Although Max thinks Beyoncé’s ‘Renaissance’ is “wonderful”, they don’t think the album or ‘Break My Soul’ should have been nominated in the Dance/Electronic field “at the expense of taking away from people who work in certain genres their whole life and really dedicate their craft to pushing those genres forward.

“I think the nomination — and then if she wins especially — is another act of defining what electronic music is by virtue of how it’s marketed instead of how it's made and the actual originators and composers of it.”

Any effort to demystify the Grammys voting process tends to raise more questions than it does answers. The Grammys’ definition of excellence in Dance/Electronic music is as it applies to voting members of the Academy, who are not necessarily experts in dance music. Their choices more often than not reflect tracks and albums that have sold well and/or gone viral on TikTok, as was the case with ‘I’m Good’. And while a Grammys insider suggested that those unhappy with the status quo should join the Academy and submit entries, music that is not widely distributed and streamed on leading platforms will still be ineligible, which rules out a lot of great electronic music. Considering too that the fate of entries can be determined by the national screening committee, prospective members might be left wondering if joining the Academy is worth it.

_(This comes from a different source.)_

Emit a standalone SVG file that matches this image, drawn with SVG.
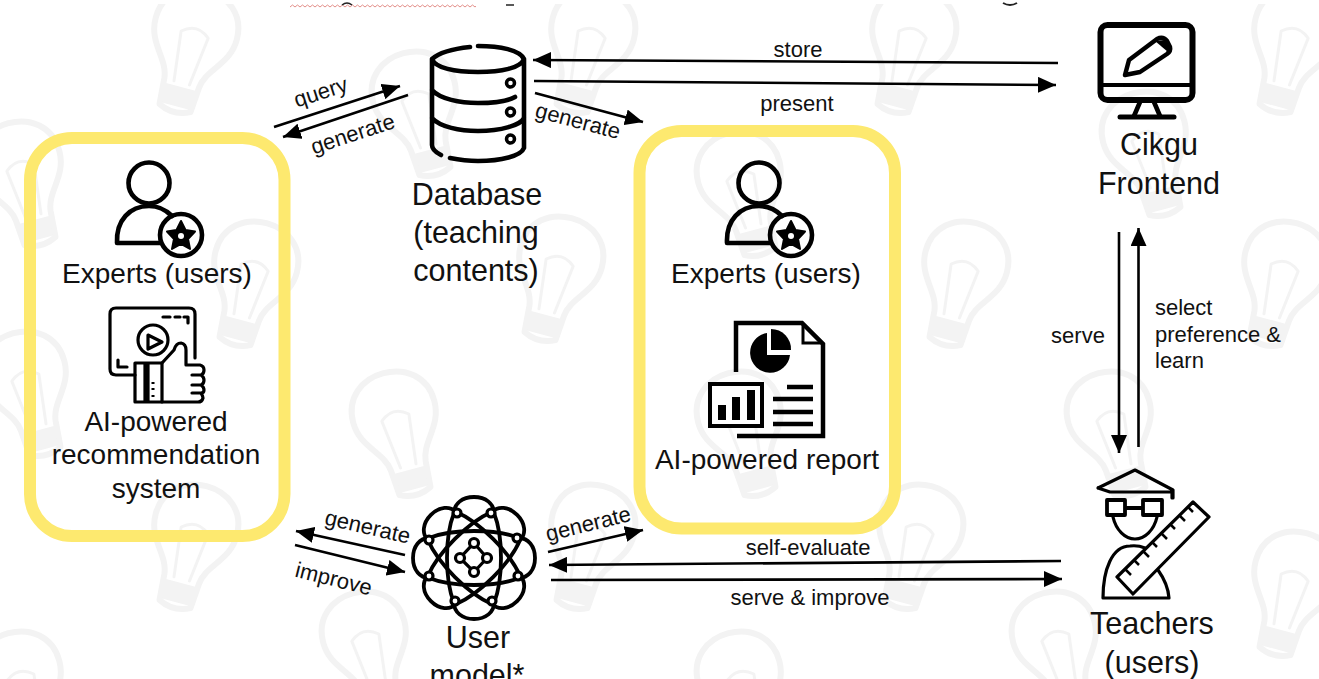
<svg xmlns="http://www.w3.org/2000/svg" width="1319" height="679" viewBox="0 0 1319 679">
<style>
text{font-family:"Liberation Sans",Arial,sans-serif;fill:#111;text-anchor:middle}
.n{font-size:30.5px}.m{font-size:28px}.s{font-size:22px}
.w{stroke:#f3f3f3;stroke-width:6;fill:none;stroke-linecap:round;stroke-linejoin:round}
.y{fill:none;stroke:#fde96f;stroke-width:12}
.c line{stroke:#000;stroke-width:2.6;marker-end:url(#a)}
.i{fill:none;stroke:#000;stroke-width:4.600;stroke-linecap:round;stroke-linejoin:round}
.t{fill:none;stroke:#000;stroke-width:3.200;stroke-linecap:round;stroke-linejoin:round}
.o{fill:none;stroke:#000;stroke-width:3.800}
</style>
<defs>
<marker id="a" markerUnits="userSpaceOnUse" markerWidth="20" markerHeight="16" refX="18" refY="8" orient="auto"><path d="M0,0L18,8L0,16Z" fill="#000"/></marker>
<pattern id="z" width="5" height="4" patternUnits="userSpaceOnUse"><path d="M0,3L2.500,1L5,3" fill="none" stroke="#d9706a" stroke-width=".8"/></pattern>
<g id="b"><path class="w" d="M-18,32C-20,12-42,2-42,-24C-42,-50-22,-64,0,-64C22,-64,42,-50,42,-24C42,2,20,12,18,32L16,58Q0,66-16,58Z"/><path class="w" style="stroke-width:3" d="M-8,32L-14,-18Q0,-30,14,-18L8,32"/><path d="M-16,36H16L14,56H-14Z" fill="#f3f3f3"/></g>
<g id="p"><circle class="i" cx="149" cy="183" r="20.500"/><path class="i" d="M117,243H160M117,243C116,220,130,206,149,206C158,206,166,210,172,216"/><circle class="i" cx="181" cy="235" r="21"/><path d="M181,221L185.500,230L195,231.500L188,239L190,249L181,244L172,249L174,239L167,231.500L176.500,230Z" fill="#000" stroke="#000" stroke-width="2" stroke-linejoin="round"/><circle cx="181" cy="236" r="3" fill="#fff"/></g>
<path id="l" class="o" d="M-61,0C-61,-12,-54,-20,-45,-20C-30,-26,-15,-27,0,-27C15,-27,30,-26,45,-20C54,-20,61,-12,61,0C61,12,54,20,45,20C30,26,15,27,0,27C-15,27,-30,26,-45,20C-54,20,-61,12,-61,0Z"/>
</defs>
<rect width="1319" height="679" fill="#fff"/>
<g id="watermark">
<use href="#b" transform="translate(190,52) rotate(15)"/><use href="#b" transform="translate(587,52) rotate(15)"/><use href="#b" transform="translate(908,52) rotate(15)"/><use href="#b" transform="translate(1290,52) rotate(15)"/>
<use href="#b" transform="translate(420,115) rotate(-15)"/><use href="#b" transform="translate(1150,155) rotate(-15)"/><use href="#b" transform="translate(25,185) rotate(-15)"/><use href="#b" transform="translate(745,195) rotate(-15)"/>
<use href="#b" transform="translate(250,285) rotate(15)"/><use href="#b" transform="translate(555,280) rotate(15)"/><use href="#b" transform="translate(960,285) rotate(15)"/><use href="#b" transform="translate(1280,285) rotate(15)"/>
<use href="#b" transform="translate(30,395) rotate(-15)"/><use href="#b" transform="translate(400,435) rotate(-15)"/><use href="#b" transform="translate(1115,435) rotate(-15)"/><use href="#b" transform="translate(745,435) rotate(-15)"/>
<use href="#b" transform="translate(190,548) rotate(15)"/><use href="#b" transform="translate(587,548) rotate(15)"/><use href="#b" transform="translate(915,548) rotate(15)"/><use href="#b" transform="translate(1290,595) rotate(15)"/>
<use href="#b" transform="translate(370,655) rotate(-15)"/><use href="#b" transform="translate(1060,655) rotate(-15)"/><use href="#b" transform="translate(25,695) rotate(-15)"/><use href="#b" transform="translate(745,695) rotate(-15)"/>
</g>
<rect width="1319" height="4" fill="#fff"/>
<rect x="290" y="4" width="186" height="4" fill="url(#z)"/>
<path d="M342,5Q347,1,352,5" fill="none" stroke="#222" stroke-width="1.500"/><path d="M506,5H514" stroke="#222" stroke-width="1.500"/><path d="M1003,3Q1010,7,1017,3" fill="none" stroke="#222" stroke-width="2"/>

<g id="box-left"><rect class="y" x="30" y="138" width="254.500" height="398" rx="42"/></g>
<g id="box-right"><rect class="y" x="639.500" y="131" width="255.500" height="397.500" rx="42"/></g>

<g id="connectors" class="c">
<line x1="274" y1="127" x2="400" y2="86"/>
<line x1="408" y1="95" x2="283" y2="137"/>
<line x1="535" y1="93" x2="643" y2="122"/>
<line x1="1058" y1="63" x2="533" y2="60"/>
<line x1="534" y1="81" x2="1056" y2="85"/>
<line x1="1119" y1="232" x2="1119" y2="453"/>
<line x1="1138.500" y1="447" x2="1138.500" y2="228"/>
<line x1="405" y1="555" x2="296" y2="531"/>
<line x1="295" y1="545" x2="405" y2="572"/>
<line x1="548" y1="552" x2="643" y2="530"/>
<line x1="1061" y1="561" x2="549" y2="565"/>
<line x1="551" y1="580" x2="1062" y2="579"/>
</g>

<g id="connector-labels">
<text class="s" transform="translate(323,99) rotate(-18)">query</text>
<text class="s" transform="translate(355,141) rotate(-18)">generate</text>
<text class="s" transform="translate(576,128) rotate(15)">generate</text>
<text class="s" x="798" y="57">store</text>
<text class="s" x="797" y="111">present</text>
<text class="s" x="1078" y="343">serve</text>
<text class="s" x="1155" y="315" style="text-anchor:start">select</text>
<text class="s" x="1155" y="342" style="text-anchor:start">preference &amp;</text>
<text class="s" x="1155" y="368" style="text-anchor:start">learn</text>
<text class="s" transform="translate(366,534) rotate(13)">generate</text>
<text class="s" transform="translate(332,586) rotate(14)">improve</text>
<text class="s" transform="translate(590,531) rotate(-14)">generate</text>
<text class="s" x="808" y="555">self-evaluate</text>
<text class="s" x="810" y="605">serve &amp; improve</text>
</g>

<g id="database">
<path class="i" d="M470,47Q442,50,432,59C435,68,455,72,478,72C501,72,521,68,524,59C520,50,500,46,478,46M432,59V145C432,150,437,153,441,155M450,158Q465,161,478,161C501,161,521,156,524,148V59M432,90C440,99,460,103,478,103C495,103,508,101,515,97M432,118C440,127,460,131,478,131C501,131,521,125,524,118"/>
<circle cx="510.500" cy="83" r="4" fill="none" stroke="#000" stroke-width="3.500"/><circle cx="510.500" cy="112" r="4" fill="none" stroke="#000" stroke-width="3.500"/><circle cx="510.500" cy="139" r="4" fill="none" stroke="#000" stroke-width="3.500"/>
<text class="n" x="477" y="205">Database</text><text class="n" x="476" y="243">(teaching</text><text class="n" x="476" y="281">contents)</text>
</g>

<g id="frontend">
<rect x="1100.500" y="25" width="92" height="75" rx="7" fill="none" stroke="#000" stroke-width="6"/>
<path d="M1100,85H1193" stroke="#000" stroke-width="4"/>
<path class="i" d="M1140,102L1134,116M1154,102L1160,116"/><path d="M1120,117H1174" stroke="#000" stroke-width="5" stroke-linecap="round"/>
<path d="M1125,75L1129,60L1157,39Q1163,36,1167,41L1170,47Q1171,51,1167,54L1140,72Z" fill="none" stroke="#000" stroke-width="4.500" stroke-linejoin="round"/>
<path d="M1155,41L1168,52L1170,47L1166,40Z" fill="#000"/>
<text class="n" x="1159" y="155">Cikgu</text><text class="n" x="1159" y="194">Frontend</text>
</g>

<g id="experts-left">
<use href="#p"/>
<text class="m" x="157" y="283">Experts (users)</text>
</g>
<g id="recommendation">
<path class="t" d="M135,375H116Q110,375,110,369V314Q110,308,116,308H189Q195,308,195,314V358"/>
<path class="t" d="M163,317H170M175,317H180M184,317H188V323M118,360V367H127"/>
<circle class="t" cx="153" cy="340" r="15"/><path class="t" d="M148,335L162,342L148,349Z"/>
<path class="t" d="M135,363H162V402H135ZM145,363V402M148,363V402"/>
<path class="t" d="M162,363L174,350Q176,343,181,343Q186,344,186,350V365H200Q204,366,204,370Q204,374,201,375Q204,377,204,380Q204,384,201,385Q204,387,204,390Q204,393,201,393Q203,396,203,398Q202,402,198,402H162M192,375H201M192,385H201M192,393H201"/>
<path d="M153,382V384M153,388V390M153,395V397" stroke="#000" stroke-width="3"/>
<text class="m" x="156" y="431">AI-powered</text><text class="m" x="156" y="464">recommendation</text><text class="m" x="156" y="498">system</text>
</g>

<g id="experts-right">
<use href="#p" x="610"/>
<text class="m" x="766" y="283">Experts (users)</text>
</g>
<g id="report">
<path d="M736,372V323H802L823,344V436H737" fill="none" stroke="#000" stroke-width="4.500"/>
<path d="M803,324V343H823" fill="none" stroke="#000" stroke-width="3"/>
<path d="M767,333A20,20,0,1,0,790,355H767Z" fill="#000"/><path d="M771,329A20,20,0,0,1,791,350H771Z" fill="#000"/>
<rect x="710" y="384" width="52" height="42" fill="#fff" stroke="#000" stroke-width="4"/>
<path d="M718,405h8v15h-8zM732,397h8v23h-8zM747,390h8v30h-8z" fill="#000"/>
<path d="M787,387H813M773,399H813M773,412H813M773,424H813" stroke="#000" stroke-width="4.500"/>
<text class="m" x="767" y="469">AI-powered report</text>
</g>

<g id="user-model">
<use href="#l" transform="translate(474,558)"/>
<use href="#l" transform="translate(474,558) rotate(45)"/>
<use href="#l" transform="translate(474,558) rotate(90)"/>
<use href="#l" transform="translate(474,558) rotate(135)"/>
<g fill="none" stroke="#000" stroke-width="3.200">
<path d="M474,543L487,558L474,572L460,558Z"/>
<g fill="#fff">
<circle cx="429" cy="540" r="4"/><circle cx="457" cy="513" r="4"/><circle cx="491" cy="513" r="4"/><circle cx="517" cy="538" r="4"/><circle cx="518" cy="576" r="4"/><circle cx="492" cy="601" r="4"/><circle cx="455" cy="601" r="4"/><circle cx="429" cy="576" r="4"/>
<circle cx="474" cy="543" r="4.500"/><circle cx="460" cy="558" r="4.500"/><circle cx="487" cy="558" r="4.500"/><circle cx="474" cy="572" r="4.500"/>
</g></g>
<text class="n" x="478" y="648">User</text><text class="n" x="477" y="686">model*</text>
</g>

<g id="teachers">
<path class="t" d="M1098,488L1135,470L1173,490M1098,488L1110,492H1172V498M1173,490V498"/>
<path class="t" style="stroke-width:3.800" d="M1107,500H1125V515H1107ZM1143,500H1162V515H1143ZM1125,508H1143"/>
<path class="t" d="M1113,517C1116,530,1125,539,1135,539C1145,539,1154,530,1157,517"/>
<path class="t" d="M1103,598C1103,570,1112,546,1130,546Q1138,545,1145,548M1158,570Q1168,584,1169,598H1103"/>
<path class="t" d="M1193,502L1209,517L1133,594L1117,577Z" fill="#fff"/>
<path d="M1125,569l6,6M1134,560l5,5M1143,551l6,6M1152,542l5,5M1161,533l6,6M1170,524l5,5M1179,515l6,6M1188,507l5,5" stroke="#000" stroke-width="2.500"/>
<text class="n" x="1152" y="634">Teachers</text><text class="n" x="1152" y="673">(users)</text>
</g>
</svg>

But despite the numerous blows to the Grammys’ credibility over the years — see also what happened with Jethro Tull and Kacey Musgraves for starters — they’re still the most prestigious awards in popular music, and winning or being nominated for one helps artists sell more records, secure more work and demand higher fees. In the Dance/Electronic category, as in others, these winners and nominees have been mostly cis white males, granting them even more privilege over their non-white, non-male peers and further obscuring Dance music’s Black, queer roots.

The video for ‘I’m Good’ came on at the gym the other day, and once again I found myself staring at David Guetta’s EDM tycoon abs as Bebe Rexha, dancing atop a yacht in a black minidress and evening gloves, broke into the Grammy-nominated chorus.

“I'm good, yeah, I'm feelin' alright

Baby, I'ma have the best fuckin' night of my life

And wherever it takes me, I'm down for the ride baby

Don't you know I'm good, yeah, I'm feelin' alright”

I have no personal beef with Rexha or with David Guetta. I’m told he’s a very nice guy, in spite of the odd excruciating gaffe, and I don’t begrudge the man for knowing how to make a hit record. But this is a nomination that feels wrong on many levels, and the latest in a long line of choices that undermine the integrity of the Grammys.